• _PROBLEM_:
Reproduce the lines below exactly, from the one containing "Clone this chart in seaborn and matplotlib." through the one containing "0.0664, 0.0655, 0.045]", both included. Leave out any pictures.

'''

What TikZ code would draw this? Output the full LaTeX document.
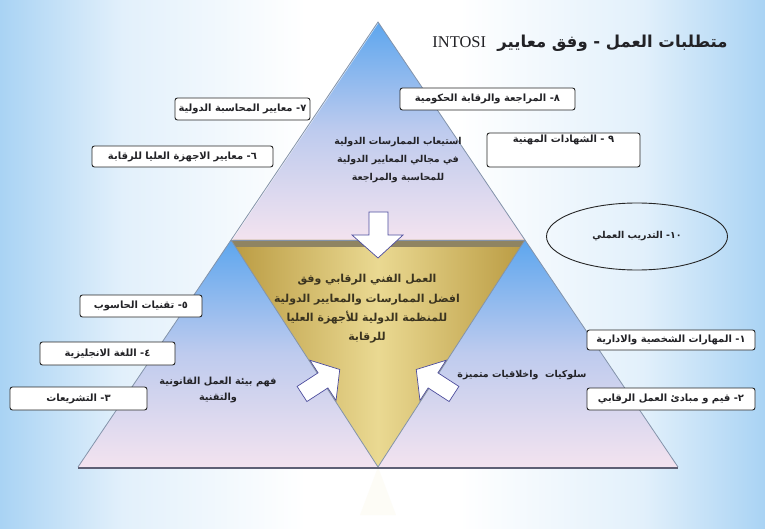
\documentclass[tikz,border=0pt]{standalone}
\usepackage{fontspec}
\setmainfont{DejaVu Sans}
\newfontfamily\arabicfont[Script=Arabic]{DejaVu Sans}
\newfontfamily\latinserif{Liberation Serif}
\TeXXeTstate=1
\usetikzlibrary{shapes.geometric}

\definecolor{skyblue}{HTML}{A9D3F4}
\definecolor{paleblue}{HTML}{E2F0FB}
\definecolor{pyrblue}{HTML}{5DA6EE}
\definecolor{pyrlilac}{HTML}{BECBEE}
\definecolor{pyrpink}{HTML}{F3E3EF}
\definecolor{goldedge}{HTML}{BA9B42}
\definecolor{goldmid}{HTML}{EAD992}
\definecolor{goldband}{HTML}{8F8462}
\definecolor{goldink}{HTML}{3B3420}
\definecolor{edgegray}{HTML}{8393AA}
\definecolor{basegray}{HTML}{5E6075}
\definecolor{inkgray}{HTML}{222226}

\pgfdeclarehorizontalshading{backdrop}{100bp}{color(0bp)=(skyblue); color(25bp)=(skyblue); color(33bp)=(paleblue); color(45bp)=(white); color(55bp)=(white); color(67bp)=(paleblue); color(75bp)=(skyblue); color(100bp)=(skyblue)}

\begin{document}
\begin{tikzpicture}[x=1bp, y=-1bp,
        itembox/.style={draw=black!85, fill=white, rounded corners=2.5bp, line width=0.9bp, inner sep=1bp, font=\arabicfont\bfseries\fontsize{10}{12}\selectfont, text=inkgray},
        midtext/.style={align=center, font=\arabicfont\bfseries\fontsize{9.5}{18}\selectfont, text=inkgray},
        whitearrow/.style={fill=white, draw=black!55!blue!70, line width=0.7bp, line join=miter}]

        \useasboundingbox (0,0) rectangle (765,529);
        \shade[shading=backdrop] (0,0) rectangle (765,529);

        \coordinate (apex) at (378,22);
        \coordinate (baseleft) at (78,467);
        \coordinate (baseright) at (678,467);
        \coordinate (midleft) at (231,240);
        \coordinate (midright) at (525,240);
        \coordinate (tip) at (378,467);

        % pyramid
        \shade[top color=pyrblue, bottom color=pyrpink, middle color=pyrlilac] (apex) -- (midright) -- (midleft) -- cycle;
        \shade[top color=pyrblue, bottom color=pyrpink, middle color=pyrlilac] (midleft) -- (tip) -- (baseleft) -- cycle;
        \shade[top color=pyrblue, bottom color=pyrpink, middle color=pyrlilac] (midright) -- (baseright) -- (tip) -- cycle;
        \shade[left color=goldedge, right color=goldedge, middle color=goldmid] (midleft) -- (midright) -- (tip) -- cycle;
        \fill[goldband] (midleft) -- (midright) -- (520.5,247) -- (235.5,247) -- cycle;
        \fill[goldmid, opacity=0.08] (tip) -- (396,515) -- (360,515) -- cycle;

        \draw[white, line width=2bp, opacity=0.7] (apex) -- (midleft);
        \draw[edgegray, line width=0.8bp] (baseleft) -- (apex) -- (baseright);
        \draw[edgegray, line width=0.8bp] (midleft) -- (midright);
        \draw[edgegray, line width=0.8bp] (midleft) -- (tip) -- (midright);
        \draw[basegray, line width=2.5bp] (baseleft) ++(0,1) -- ++(600,0);

        % arrows into the centre
        \filldraw[whitearrow] (369,212) -- (388,212) -- (388,235) -- (403,235) -- (378,258) -- (352,235) -- (369,235) -- cycle;
        \begin{scope}[shift={(302,394)}, rotate=33]
          \filldraw[whitearrow] (0,-9) -- (25,-9) -- (25,-24) -- (45,0) -- (25,24) -- (25,9) -- (0,9) -- cycle;
        \end{scope}
        \begin{scope}[shift={(454,394)}, rotate=147]
          \filldraw[whitearrow] (0,-9) -- (25,-9) -- (25,-24) -- (45,0) -- (25,24) -- (25,9) -- (0,9) -- cycle;
        \end{scope}

        \node[font=\arabicfont\bfseries\fontsize{16.5}{18}\selectfont, text=inkgray] (title) at (580,43) {\beginR متطلبات العمل - وفق معايير \ {\latinserif\mdseries\beginL INTOSI\endL}\endR};

        \node[itembox, minimum width=175bp, minimum height=22bp] (itemeight) at (487.5,99) {\beginR ٨- المراجعة والرقابة الحكومية\endR};
        \node[itembox, minimum width=153bp, text height=9bp, text depth=23bp] (itemnine) at (563.5,150) {\beginR ٩ - الشهادات المهنية\endR};
        \node[itembox, minimum width=135bp, minimum height=22bp] (itemseven) at (242.5,109) {\beginR ٧- معايير المحاسبة الدولية\endR};
        \node[itembox, minimum width=181bp, minimum height=21bp] (itemsix) at (182.5,156.5) {\beginR ٦- معايير الاجهزة العليا للرقابة\endR};
        \node[itembox, minimum width=122bp, minimum height=22bp] (itemfive) at (141,306) {\beginR ٥- تقنيات الحاسوب\endR};
        \node[itembox, minimum width=135bp, minimum height=23bp] (itemfour) at (107.5,353.5) {\beginR ٤- اللغة الانجليزية\endR};
        \node[itembox, minimum width=137bp, minimum height=23bp] (itemthree) at (78.5,398.5) {\beginR ٣- التشريعات\endR};
        \node[itembox, minimum width=168bp, minimum height=20bp] (itemone) at (671,340) {\beginR ١- المهارات الشخصية والادارية\endR};
        \node[itembox, minimum width=168bp, minimum height=22bp] (itemtwo) at (671,399) {\beginR ٢- قيم و مبادئ العمل الرقابي\endR};
        \node[draw=black!85, line width=0.9bp, ellipse, minimum width=181bp, minimum height=67bp, inner sep=0pt, font=\arabicfont\bfseries\fontsize{9.5}{11}\selectfont, text=inkgray] (itemten) at (637,236.5) {\beginR\beginL ١٠\endL- التدريب العملي\endR};

        \node[midtext] (toptext) at (398,160) {\beginR استيعاب الممارسات الدولية\endR\\\beginR في مجالي المعايير الدولية\endR\\\beginR للمحاسبة والمراجعة\endR};
        \node[midtext, font=\arabicfont\bfseries\fontsize{11}{19.5}\selectfont, text=goldink] (goldtext) at (367,309) {\beginR العمل الفني الرقابي وفق\endR\\\beginR افضل الممارسات والمعايير الدولية\endR\\\beginR للمنظمة الدولية للأجهزة العليا\endR\\\beginR للرقابة\endR};
        \node[midtext, font=\arabicfont\bfseries\fontsize{9.8}{17}\selectfont] (lefttext) at (218,390) {\beginR فهم بيئة العمل القانونية\endR\\\beginR والتقنية\endR};
        \node[midtext] (righttext) at (522,375) {\beginR سلوكيات\ \ واخلاقيات متميزة\endR};
\end{tikzpicture}
\end{document}
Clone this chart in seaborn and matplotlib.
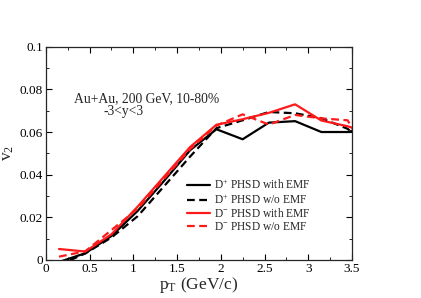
import numpy as np
import pandas as pd
import matplotlib
matplotlib.use("Agg")
import matplotlib.pyplot as plt
import seaborn as sns
from matplotlib.ticker import MultipleLocator, FuncFormatter

pt = [0.15, 0.45, 0.75, 1.05, 1.35, 1.65, 1.95, 2.25, 2.55, 2.85, 3.15, 3.45, 3.75]
dplus_emf = [-0.001, 0.0031, 0.0112, 0.023, 0.037, 0.0515, 0.0613, 0.0566, 0.0644, 0.0651, 0.0600, 0.0600, 0.063]
dplus_noemf = [-0.0025, 0.0030, 0.0105, 0.0205, 0.0345, 0.0485, 0.0618, 0.0655, 0.0694, 0.0688, 0.0665, 0.0615, 0.052]
dminus_emf = [0.0051, 0.0039, 0.0120, 0.0250, 0.0390, 0.0530, 0.0634, 0.0660, 0.0690, 0.0730, 0.0654, 0.0627, 0.059]
dminus_noemf = [0.0015, 0.0040, 0.0140, 0.0240, 0.0380, 0.0520, 0.0630, 0.0683, 0.0635, 0.0680, 0.0664, 0.0655, 0.045]

labels = [r"D$^{+}$ PHSD with EMF", r"D$^{+}$ PHSD w/o EMF",
          r"D$^{-}$ PHSD with EMF", r"D$^{-}$ PHSD w/o EMF"]
series = [dplus_emf, dplus_noemf, dminus_emf, dminus_noemf]

df = pd.concat([pd.DataFrame({"pt": pt, "v2": s, "curve": l}) for s, l in zip(series, labels)])

sns.set_style("ticks")
plt.rcParams["font.family"] = ["Liberation Serif", "DejaVu Serif"]
plt.rcParams["mathtext.fontset"] = "custom"
plt.rcParams["mathtext.rm"] = "Liberation Serif"
plt.rcParams["mathtext.it"] = "Liberation Serif:italic"

fig = plt.figure(figsize=(4.21, 2.98), dpi=100)
ax = fig.add_axes([0.109, 0.128, 0.727, 0.715])

palette = {labels[0]: "black", labels[1]: "black", labels[2]: "#ff1a1a", labels[3]: "#ff1a1a"}
dashes = {labels[0]: "", labels[1]: (3.5, 2), labels[2]: "", labels[3]: (3.5, 2)}
sns.lineplot(data=df, x="pt", y="v2", hue="curve", style="curve", palette=palette,
             dashes=dashes, hue_order=labels, style_order=labels, linewidth=1.6, ax=ax)

ax.set_xlim(0, 3.5)
ax.set_ylim(0, 0.1)
ax.xaxis.set_major_locator(MultipleLocator(0.5))
ax.xaxis.set_minor_locator(MultipleLocator(0.25))
ax.yaxis.set_major_locator(MultipleLocator(0.02))
ax.yaxis.set_minor_locator(MultipleLocator(0.01))
ax.xaxis.set_major_formatter(FuncFormatter(lambda v, p: f"{v:g}"))
ax.yaxis.set_major_formatter(FuncFormatter(lambda v, p: f"{v:g}"))
ax.tick_params(which="both", direction="in", top=True, right=True, labelsize=9.5, colors="black", pad=2)
ax.tick_params(which="major", length=4)
ax.tick_params(which="minor", length=2)
for sp in ax.spines.values():
    sp.set_linewidth(0.9)

ax.set_xlabel(r"p$_{\mathrm{T}}$ (GeV/c)", fontsize=12.5, labelpad=0)
ax.set_ylabel(r"v$_{2}$", fontsize=12.5)
ax.yaxis.set_label_coords(-0.098, 0.5)

ax.text(0.32, 0.0758, "Au+Au, 200 GeV, 10-80%", fontsize=9.8, va="center", ha="left")
ax.text(0.66, 0.0697, "-3<y<3", fontsize=9.8, va="center", ha="left")

leg = ax.legend(loc="upper left", bbox_to_anchor=(0.462, 0.382), frameon=False, fontsize=8.3,
                handlelength=2.0, handletextpad=0.35, labelspacing=0.05, borderaxespad=0,
                borderpad=0)

fig.savefig("out.png", dpi=100)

'''

• _TASK RESULT_:
Clone this chart in seaborn and matplotlib.
import numpy as np
import pandas as pd
import matplotlib
matplotlib.use("Agg")
import matplotlib.pyplot as plt
import seaborn as sns
from matplotlib.ticker import MultipleLocator, FuncFormatter

pt = [0.15, 0.45, 0.75, 1.05, 1.35, 1.65, 1.95, 2.25, 2.55, 2.85, 3.15, 3.45, 3.75]
dplus_emf = [-0.001, 0.0031, 0.0112, 0.023, 0.037, 0.0515, 0.0613, 0.0566, 0.0644, 0.0651, 0.0600, 0.0600, 0.063]
dplus_noemf = [-0.0025, 0.0030, 0.0105, 0.0205, 0.0345, 0.0485, 0.0618, 0.0655, 0.0694, 0.0688, 0.0665, 0.0615, 0.052]
dminus_emf = [0.0051, 0.0039, 0.0120, 0.0250, 0.0390, 0.0530, 0.0634, 0.0660, 0.0690, 0.0730, 0.0654, 0.0627, 0.059]
dminus_noemf = [0.0015, 0.0040, 0.0140, 0.0240, 0.0380, 0.0520, 0.0630, 0.0683, 0.0635, 0.0680, 0.0664, 0.0655, 0.045]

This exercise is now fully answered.